Il y a 100 ans ....

« En Allemagne, la Grande Guerre n’est pas une notion fondamentale à acquérir »

Fritz Schäffer, lycée d'Ingolstadt, Haute-Bavière :

Quel que soit le sujet traité en cours d'histoire, on se demande bien entendu si tel ou tel événement n'est pas trop abstrait pour les jeunes de notre époque. En ce qui concerne la première guerre mondiale, il existe tout de même un intérêt pour les conséquences concrètes de la guerre – par exemple l'intervention de la technologie dans la manière de tuer. A Ingolstadt, nous avons aussi la possibilité de visiter le Musée bavarois de l'armée. Une exposition permanente y montre la vie quotidienne sur le front ou les privations subies par les familles à l'arrière ; là, en général, on parvient tout à fait à intéresser les jeunes. On y a reconstitué des tranchées, on peut y soupeser des sacs à dos de combattants. Mais l'enseignement est beaucoup plus difficile pour ce qui concerne les aspects abstraits de la guerre mondiale.
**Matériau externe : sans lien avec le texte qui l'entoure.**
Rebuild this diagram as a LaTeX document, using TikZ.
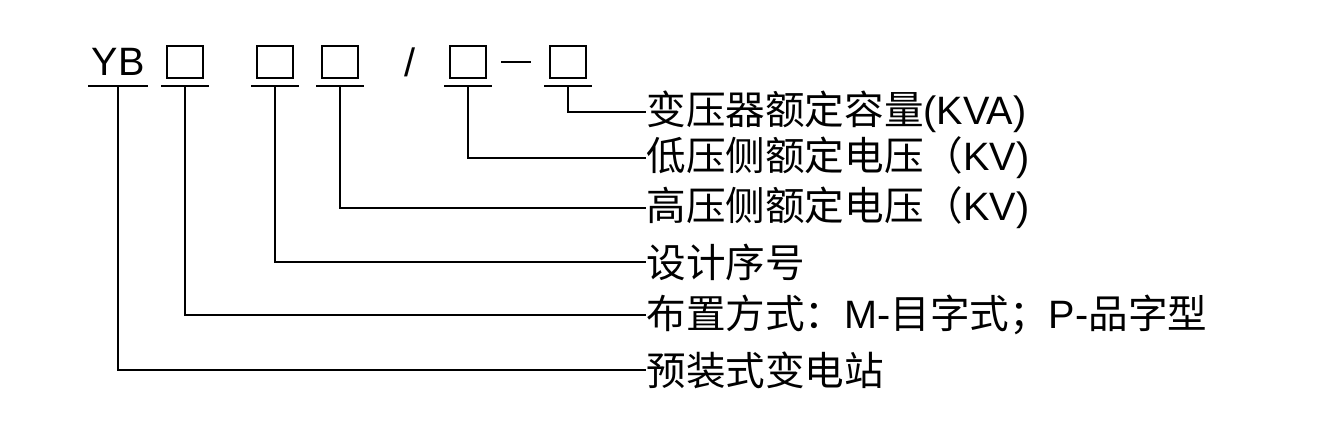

La première guerre mondiale n'est qu'un sujet parmi beaucoup d'autres dans le cours d'histoire. En huitième année [l'équivalent de la classe de 3e en France], on prévoit une quinzaine d'heures pour étudier le thème « Impérialisme et première guerre mondiale ». En règle générale, dans les lycées bavarois, les professeurs d'histoire en consacrent une bonne moitié à la première guerre mondiale.

Sur la totalité des études, le sujet a même tout récemment perdu de son importance : dans le nouveau programme du deuxième degré de l'enseignement secondaire, contrairement à ce qui se passait auparavant, la première guerre mondiale n'est plus traitée. Il est vrai que la seconde guerre mondiale ne fait pas l'objet d'un traitement beaucoup plus généreux ; le complexe thématique du national-socialisme apparaît cependant encore deux fois sur le chemin du baccalauréat. On traite de manière explicite la chute de la République de Weimar et la prise du pouvoir par les nazis, ainsi que l'extermination des juifs sous le IIIe Reich.

D'une manière générale, nos programmes historiques ne sont pas très détaillés pour ce qui concerne le nombre d'heures exact consacré à chaque sujet. Pour la première guerre mondiale, par exemple, on évoque des blocs thématiques grossièrement dessinés, comme « La nouvelle dimension de la guerre : guerre de positions, bataille de matériels et effets sur la population civile ». C'est aux enseignants qu'il revient de choisir les points sur lesquels ils mettent l'accent dans leur cours – mais aussi dans quelle mesure ils traitent, par exemple, les événements survenus sur le front. L'unique notion fondamentale qui doit absolument être acquise est le traité de Versailles. Quand on songe que, par exemple, la Bulle d'or de 1356 est classée notion fondamentale, mais pas la première guerre mondiale, il y a de quoi s'étonner un peu...

Beaucoup d'élèves ne sont pas conscients de la césure qu'ont constituée dans l'histoire du monde l'entrée en guerre des Etats-Unis et la Révolution d'octobre en Russie.

Il faut bien comprendre : ce sont des élèves de 14 ans. On peut bien entendu leur faire apprendre des connaissances par cœur, mais se débrouiller pour que les jeunes comprennent les choses est un défi beaucoup plus difficile à relever. Ici, on manque aussi de temps pour approfondir ces sujets. Et au total, le traitement du national-socialisme chez les jeunes suscite un bien plus grand intérêt que celui de la première guerre mondiale.